А Сибирское отделение, у которого уже более чем пятидесятилетний опыт, можно сделать национальным исследовательским центром наподобие Курчатовского института. Тем более что, как все признают, наука из Москвы перемещается в провинцию.

— Вы были руководителем Сибирского отделения в очень сложные для отечественной науки годы. Как удалось пережить этот период?

— Во многом выручил высокий международный авторитет Сибирского отделения и то, что к концу восьмидесятых многие ведущие институты отделения уже действовали как научно-технологические фирмы. Сочетание обоих факторов помогло им переориентироваться на зарубежные заказы. Тем более что еще в советское время Институт ядерной физики, например, уже имел специальное разрешение Совета министров СССР на ведение коммерческой деятельности. А Институт катализа накопил богатый опыт практической работы, возглавляя Межведомственный научно-технический комплекс, затем Государственный научный центр «Катализатор».

На примере этих, а также некоторых других институтов отрабатывались различные механизмы коммерческой деятельности научных организаций в новых условиях. С различными вариациями сложилось три типа таких механизмов.
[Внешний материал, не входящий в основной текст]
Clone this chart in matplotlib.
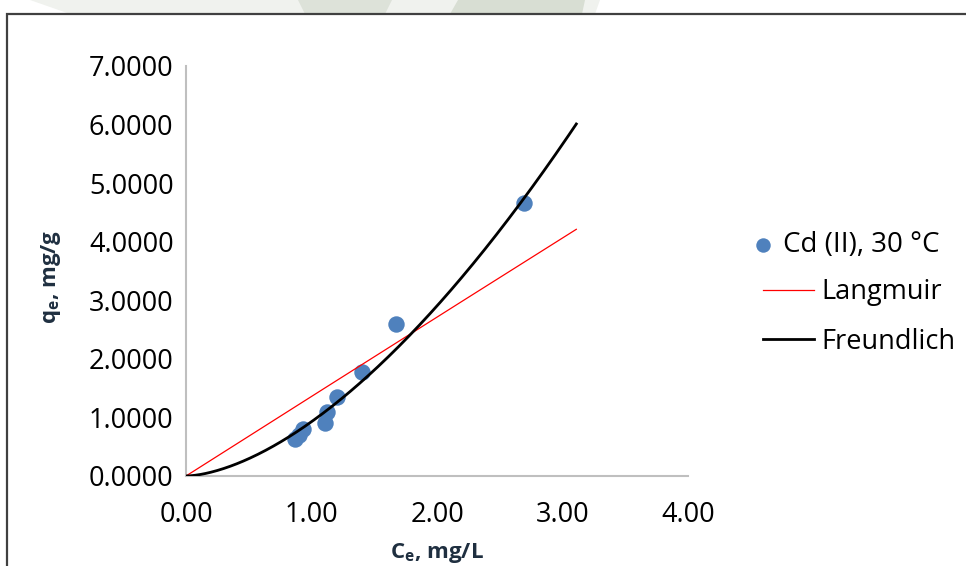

В Институте ядерной физики превалировал, как я называю, «социалистический» подход. Все поступающие бюджетные и внебюджетные средства (после вычета налогов) идут в общий котел, и ученый совет определяет направления их расходования на очередной год: на поддержку научной инфраструктуры, на покупку материалов и оборудования, на социальные нужды и так далее. Заработная плата — по труду. В Институте катализа авторы реализованной разработки и проданной лицензии получают, насколько я знаю, долю прибыли, какой бы большой она ни была. Наконец, Институт автоматики и электрометрии выбрал механизм, спустя многие годы утвержденный известным федеральным законом, разрешившим организовывать при вузах и исследовательских институтах малые предприятия, работающие в области инновационной деятельности на базе интеллектуальной собственности института и его сотрудников. Каждый из приведенных типов инновационной деятельности учитывал особенности конкретного института и направления наук и оказался вполне жизнеспособным.

Руководство отделения тоже искало новые пути организации науки. Еще в начале девяностых по согласованию с Общим собранием отделения было решено отрезать от куцего бюджета наших институтов часть средств, направив их на конкурс интеграционных проектов. Главным условием таких проектов было решение крупных проблем на стыках наук и участие в проектах специалистов разных направлений. Правила экспертизы и отбора проектов были в основном «заимствованы» из конкурсов РФФИ и INTAS.

Накопленный успешный опыт трехлетних циклов исследований по интеграционным междисциплинарным проектам позволил нашему отделению с 2004 года полностью перейти на систему планирования НИР и распределения бюджетных средств на программно-целевой конкурсной основе. Благодаря этому удалось добиться значительного укрупнения тематики научных исследований. Вместо более 2800 разрозненных тем, которые институты СО РАН вели по фундаментальным исследованиям, были сформированы 107 межинститутских исследовательских программ, включающих в себя 515 проектов. Вопреки бытующему мнению о косности Академии наук, за это время в отделении было ликвидировано 47 и создано 11 научно-исследовательских институтов, ведущих исследования по перспективным научным направлениям. В настоящее время в составе СО РАН 86 научно-исследовательских институтов, расположенных в девяти научных центрах. А создание межинститутских центров коллективного пользования (ЦКП) позволило наполовину уменьшить затраты на обновление парка научных приборов и оборудования.

— В следующем году перевыборы руководства академии. Чего вы от них ожидаете?

— Я думаю, что необходима смена руководства. Она должна была произойти раньше. Я в команде Осипова проработал все эти годы, и считаю, что он сделал много полезного, особенно на начальном этапе, в ельцинское время, когда наука была вообще на грани полного развала. А с приходом Путина ситуация стала меняться. И Путину надо было настоять, конечно, на смене руководства. Это первое пожелание. И второе пожелание — наладить контакт с промышленностью и крупнейшими корпорациями.